Task instructions ->
The lines to return are those from the one containing "Rebuild this diagram" down to the one containing "height=106pt] (pubbar) at", inclusive; return them exactly and nothing else.

Provided records ->
────────────────────
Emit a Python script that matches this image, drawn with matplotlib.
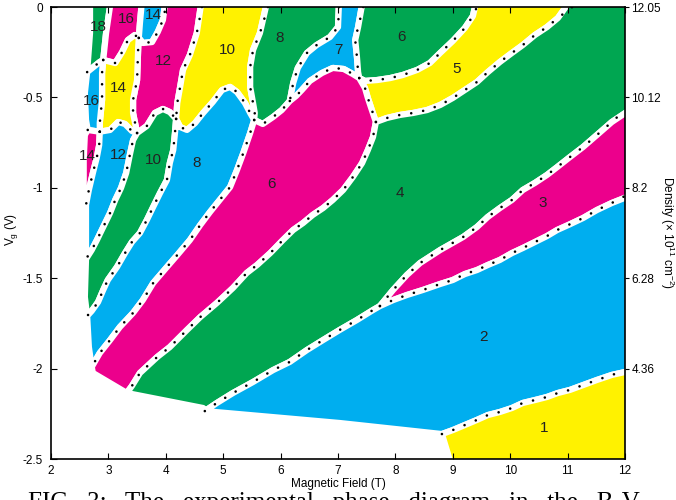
────────────────────
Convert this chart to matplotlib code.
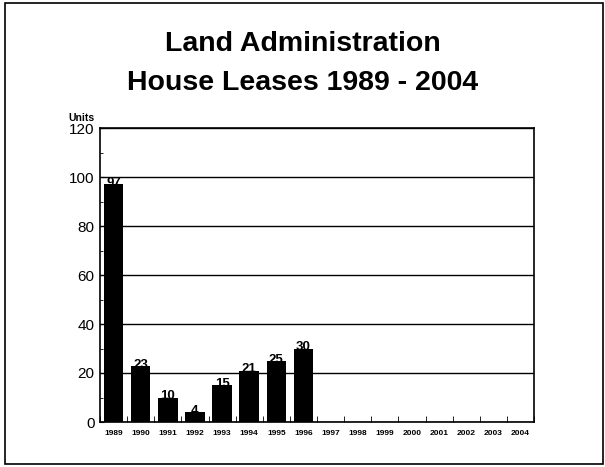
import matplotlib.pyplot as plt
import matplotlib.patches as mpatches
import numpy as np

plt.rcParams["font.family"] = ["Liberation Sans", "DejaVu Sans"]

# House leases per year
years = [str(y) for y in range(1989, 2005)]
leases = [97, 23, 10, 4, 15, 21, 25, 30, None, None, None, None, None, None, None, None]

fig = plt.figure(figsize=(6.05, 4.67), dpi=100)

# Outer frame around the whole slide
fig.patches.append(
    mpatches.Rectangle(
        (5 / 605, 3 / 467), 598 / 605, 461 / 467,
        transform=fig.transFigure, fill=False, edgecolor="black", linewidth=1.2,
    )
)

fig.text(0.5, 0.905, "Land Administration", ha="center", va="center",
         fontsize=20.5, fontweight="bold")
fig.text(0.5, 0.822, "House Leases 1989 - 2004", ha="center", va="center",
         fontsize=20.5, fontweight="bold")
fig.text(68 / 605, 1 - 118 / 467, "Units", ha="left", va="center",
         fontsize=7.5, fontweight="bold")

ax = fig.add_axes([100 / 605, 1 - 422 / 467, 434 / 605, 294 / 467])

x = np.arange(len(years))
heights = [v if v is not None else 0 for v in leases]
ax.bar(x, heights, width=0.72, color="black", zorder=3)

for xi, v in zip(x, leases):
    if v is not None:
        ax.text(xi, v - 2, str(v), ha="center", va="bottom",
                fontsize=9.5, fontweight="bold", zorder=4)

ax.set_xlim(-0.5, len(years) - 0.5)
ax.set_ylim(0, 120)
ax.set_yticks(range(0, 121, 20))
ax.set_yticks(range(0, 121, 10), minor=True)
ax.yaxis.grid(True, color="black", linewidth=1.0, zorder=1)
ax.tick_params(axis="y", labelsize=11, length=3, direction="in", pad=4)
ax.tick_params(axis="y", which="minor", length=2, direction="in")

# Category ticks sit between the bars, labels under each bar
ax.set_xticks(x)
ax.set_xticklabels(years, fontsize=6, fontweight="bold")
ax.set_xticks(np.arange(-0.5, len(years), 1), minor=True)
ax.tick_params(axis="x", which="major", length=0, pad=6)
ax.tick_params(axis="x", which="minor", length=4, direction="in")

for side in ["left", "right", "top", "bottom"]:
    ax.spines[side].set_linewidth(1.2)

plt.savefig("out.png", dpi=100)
────────────────────
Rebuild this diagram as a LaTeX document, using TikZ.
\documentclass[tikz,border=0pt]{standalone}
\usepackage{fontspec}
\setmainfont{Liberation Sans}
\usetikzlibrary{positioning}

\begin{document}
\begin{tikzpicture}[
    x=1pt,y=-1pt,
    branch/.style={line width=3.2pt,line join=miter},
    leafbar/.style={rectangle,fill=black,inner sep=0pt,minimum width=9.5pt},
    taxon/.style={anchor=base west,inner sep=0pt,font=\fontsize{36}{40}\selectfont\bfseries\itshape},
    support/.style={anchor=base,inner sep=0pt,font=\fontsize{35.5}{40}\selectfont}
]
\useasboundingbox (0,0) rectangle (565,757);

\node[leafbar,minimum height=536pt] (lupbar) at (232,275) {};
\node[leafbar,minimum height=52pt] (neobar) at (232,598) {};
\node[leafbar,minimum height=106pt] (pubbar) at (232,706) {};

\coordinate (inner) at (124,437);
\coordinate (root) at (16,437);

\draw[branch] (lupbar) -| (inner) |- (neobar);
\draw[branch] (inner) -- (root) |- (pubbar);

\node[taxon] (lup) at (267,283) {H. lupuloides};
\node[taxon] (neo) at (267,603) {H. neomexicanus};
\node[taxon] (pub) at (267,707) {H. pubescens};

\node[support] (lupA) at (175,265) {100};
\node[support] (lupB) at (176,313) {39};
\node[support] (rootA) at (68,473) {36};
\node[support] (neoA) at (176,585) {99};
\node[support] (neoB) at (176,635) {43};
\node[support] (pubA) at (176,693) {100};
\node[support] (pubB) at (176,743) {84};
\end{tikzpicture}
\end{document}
────────────────────
Answer below ->
Rebuild this diagram as a LaTeX document, using TikZ.
\documentclass[tikz,border=0pt]{standalone}
\usepackage{fontspec}
\setmainfont{Liberation Sans}
\usetikzlibrary{positioning}

\begin{document}
\begin{tikzpicture}[
    x=1pt,y=-1pt,
    branch/.style={line width=3.2pt,line join=miter},
    leafbar/.style={rectangle,fill=black,inner sep=0pt,minimum width=9.5pt},
    taxon/.style={anchor=base west,inner sep=0pt,font=\fontsize{36}{40}\selectfont\bfseries\itshape},
    support/.style={anchor=base,inner sep=0pt,font=\fontsize{35.5}{40}\selectfont}
]
\useasboundingbox (0,0) rectangle (565,757);

\node[leafbar,minimum height=536pt] (lupbar) at (232,275) {};
\node[leafbar,minimum height=52pt] (neobar) at (232,598) {};
\node[leafbar,minimum height=106pt] (pubbar) at (232,706) {};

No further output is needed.